Supplied information ▸
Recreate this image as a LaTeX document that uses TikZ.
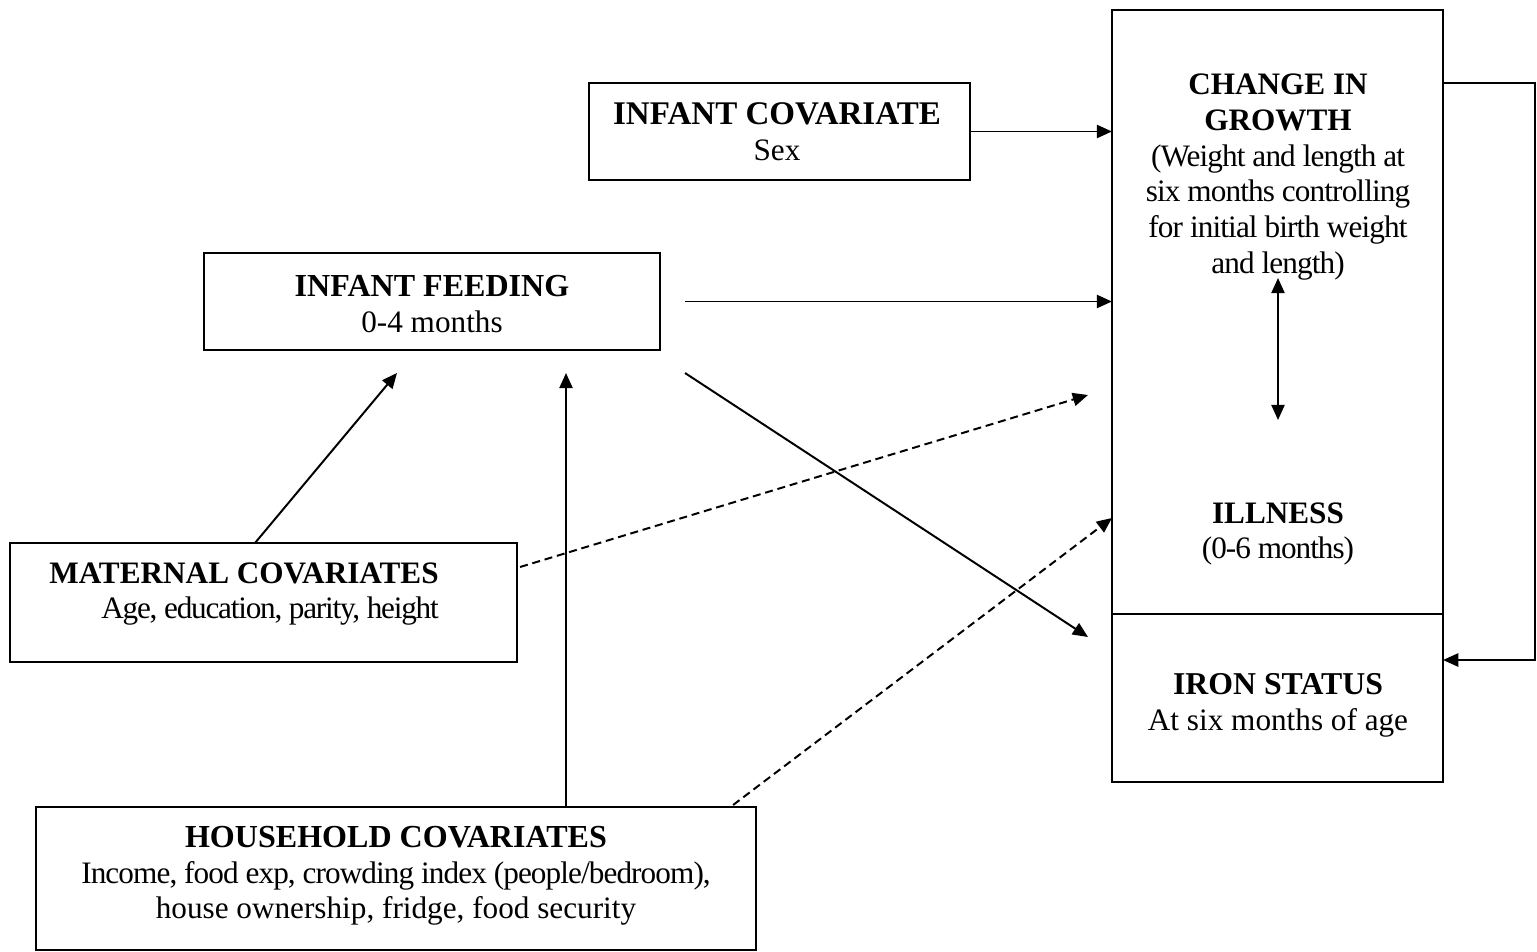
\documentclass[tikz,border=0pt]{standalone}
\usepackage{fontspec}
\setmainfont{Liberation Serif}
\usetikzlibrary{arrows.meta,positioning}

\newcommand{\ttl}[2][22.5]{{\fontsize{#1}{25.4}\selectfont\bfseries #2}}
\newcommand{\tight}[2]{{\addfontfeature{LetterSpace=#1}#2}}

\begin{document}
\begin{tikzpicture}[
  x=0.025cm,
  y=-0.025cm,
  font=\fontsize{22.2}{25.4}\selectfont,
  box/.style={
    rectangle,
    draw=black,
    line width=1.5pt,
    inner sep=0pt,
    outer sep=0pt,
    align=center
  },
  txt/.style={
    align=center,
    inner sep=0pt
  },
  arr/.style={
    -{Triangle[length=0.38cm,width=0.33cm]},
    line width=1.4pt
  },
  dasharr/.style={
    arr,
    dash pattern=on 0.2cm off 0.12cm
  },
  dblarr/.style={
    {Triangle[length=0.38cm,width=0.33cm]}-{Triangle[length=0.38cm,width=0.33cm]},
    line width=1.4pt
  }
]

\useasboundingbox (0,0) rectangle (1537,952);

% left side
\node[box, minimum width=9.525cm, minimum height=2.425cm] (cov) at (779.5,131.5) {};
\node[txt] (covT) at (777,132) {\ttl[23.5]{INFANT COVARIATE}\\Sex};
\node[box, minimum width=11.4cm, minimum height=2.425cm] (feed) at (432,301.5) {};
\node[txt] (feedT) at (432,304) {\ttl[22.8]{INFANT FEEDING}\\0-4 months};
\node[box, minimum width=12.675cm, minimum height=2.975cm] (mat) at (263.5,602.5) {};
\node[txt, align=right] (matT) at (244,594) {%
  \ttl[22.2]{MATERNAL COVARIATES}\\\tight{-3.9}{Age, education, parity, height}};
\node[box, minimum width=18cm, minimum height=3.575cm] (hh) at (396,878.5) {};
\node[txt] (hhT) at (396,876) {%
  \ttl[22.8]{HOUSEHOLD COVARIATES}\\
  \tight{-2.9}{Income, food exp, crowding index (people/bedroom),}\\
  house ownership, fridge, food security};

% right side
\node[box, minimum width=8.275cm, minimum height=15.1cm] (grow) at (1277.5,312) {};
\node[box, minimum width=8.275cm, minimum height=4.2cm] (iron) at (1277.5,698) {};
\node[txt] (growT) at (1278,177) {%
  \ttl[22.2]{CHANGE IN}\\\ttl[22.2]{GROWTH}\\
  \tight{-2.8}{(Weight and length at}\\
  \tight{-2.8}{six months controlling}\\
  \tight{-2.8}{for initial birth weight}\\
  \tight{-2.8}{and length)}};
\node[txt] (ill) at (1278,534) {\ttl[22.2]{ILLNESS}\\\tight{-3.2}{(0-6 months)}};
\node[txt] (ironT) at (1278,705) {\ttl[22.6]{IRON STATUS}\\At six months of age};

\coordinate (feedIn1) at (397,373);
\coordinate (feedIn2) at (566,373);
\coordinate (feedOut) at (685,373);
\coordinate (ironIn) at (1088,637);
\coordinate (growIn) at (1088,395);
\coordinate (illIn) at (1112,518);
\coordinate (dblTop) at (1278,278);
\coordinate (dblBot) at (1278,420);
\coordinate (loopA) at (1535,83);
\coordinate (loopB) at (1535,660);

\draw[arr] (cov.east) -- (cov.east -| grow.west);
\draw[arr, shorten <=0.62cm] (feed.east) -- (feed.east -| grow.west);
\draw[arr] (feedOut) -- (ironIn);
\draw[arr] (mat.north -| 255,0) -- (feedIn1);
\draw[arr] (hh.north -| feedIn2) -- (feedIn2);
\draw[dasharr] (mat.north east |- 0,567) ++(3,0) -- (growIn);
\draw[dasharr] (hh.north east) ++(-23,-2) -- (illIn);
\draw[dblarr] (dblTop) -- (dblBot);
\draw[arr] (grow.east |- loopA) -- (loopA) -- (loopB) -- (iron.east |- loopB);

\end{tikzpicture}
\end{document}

Written task ▸
Reproduce the full listing faithfully, but do not carry over any pictures.

Written answer ▸
Recreate this image as a LaTeX document that uses TikZ.
\documentclass[tikz,border=0pt]{standalone}
\usepackage{fontspec}
\setmainfont{Liberation Serif}
\usetikzlibrary{arrows.meta,positioning}

\newcommand{\ttl}[2][22.5]{{\fontsize{#1}{25.4}\selectfont\bfseries #2}}
\newcommand{\tight}[2]{{\addfontfeature{LetterSpace=#1}#2}}

\begin{document}
\begin{tikzpicture}[
  x=0.025cm,
  y=-0.025cm,
  font=\fontsize{22.2}{25.4}\selectfont,
  box/.style={
    rectangle,
    draw=black,
    line width=1.5pt,
    inner sep=0pt,
    outer sep=0pt,
    align=center
  },
  txt/.style={
    align=center,
    inner sep=0pt
  },
  arr/.style={
    -{Triangle[length=0.38cm,width=0.33cm]},
    line width=1.4pt
  },
  dasharr/.style={
    arr,
    dash pattern=on 0.2cm off 0.12cm
  },
  dblarr/.style={
    {Triangle[length=0.38cm,width=0.33cm]}-{Triangle[length=0.38cm,width=0.33cm]},
    line width=1.4pt
  }
]

\useasboundingbox (0,0) rectangle (1537,952);

% left side
\node[box, minimum width=9.525cm, minimum height=2.425cm] (cov) at (779.5,131.5) {};
\node[txt] (covT) at (777,132) {\ttl[23.5]{INFANT COVARIATE}\\Sex};
\node[box, minimum width=11.4cm, minimum height=2.425cm] (feed) at (432,301.5) {};
\node[txt] (feedT) at (432,304) {\ttl[22.8]{INFANT FEEDING}\\0-4 months};
\node[box, minimum width=12.675cm, minimum height=2.975cm] (mat) at (263.5,602.5) {};
\node[txt, align=right] (matT) at (244,594) {%
  \ttl[22.2]{MATERNAL COVARIATES}\\\tight{-3.9}{Age, education, parity, height}};
\node[box, minimum width=18cm, minimum height=3.575cm] (hh) at (396,878.5) {};
\node[txt] (hhT) at (396,876) {%
  \ttl[22.8]{HOUSEHOLD COVARIATES}\\
  \tight{-2.9}{Income, food exp, crowding index (people/bedroom),}\\
  house ownership, fridge, food security};

% right side
\node[box, minimum width=8.275cm, minimum height=15.1cm] (grow) at (1277.5,312) {};
\node[box, minimum width=8.275cm, minimum height=4.2cm] (iron) at (1277.5,698) {};
\node[txt] (growT) at (1278,177) {%
  \ttl[22.2]{CHANGE IN}\\\ttl[22.2]{GROWTH}\\
  \tight{-2.8}{(Weight and length at}\\
  \tight{-2.8}{six months controlling}\\
  \tight{-2.8}{for initial birth weight}\\
  \tight{-2.8}{and length)}};
\node[txt] (ill) at (1278,534) {\ttl[22.2]{ILLNESS}\\\tight{-3.2}{(0-6 months)}};
\node[txt] (ironT) at (1278,705) {\ttl[22.6]{IRON STATUS}\\At six months of age};

\coordinate (feedIn1) at (397,373);
\coordinate (feedIn2) at (566,373);
\coordinate (feedOut) at (685,373);
\coordinate (ironIn) at (1088,637);
\coordinate (growIn) at (1088,395);
\coordinate (illIn) at (1112,518);
\coordinate (dblTop) at (1278,278);
\coordinate (dblBot) at (1278,420);
\coordinate (loopA) at (1535,83);
\coordinate (loopB) at (1535,660);

\draw[arr] (cov.east) -- (cov.east -| grow.west);
\draw[arr, shorten <=0.62cm] (feed.east) -- (feed.east -| grow.west);
\draw[arr] (feedOut) -- (ironIn);
\draw[arr] (mat.north -| 255,0) -- (feedIn1);
\draw[arr] (hh.north -| feedIn2) -- (feedIn2);
\draw[dasharr] (mat.north east |- 0,567) ++(3,0) -- (growIn);
\draw[dasharr] (hh.north east) ++(-23,-2) -- (illIn);
\draw[dblarr] (dblTop) -- (dblBot);
\draw[arr] (grow.east |- loopA) -- (loopA) -- (loopB) -- (iron.east |- loopB);

\end{tikzpicture}
\end{document}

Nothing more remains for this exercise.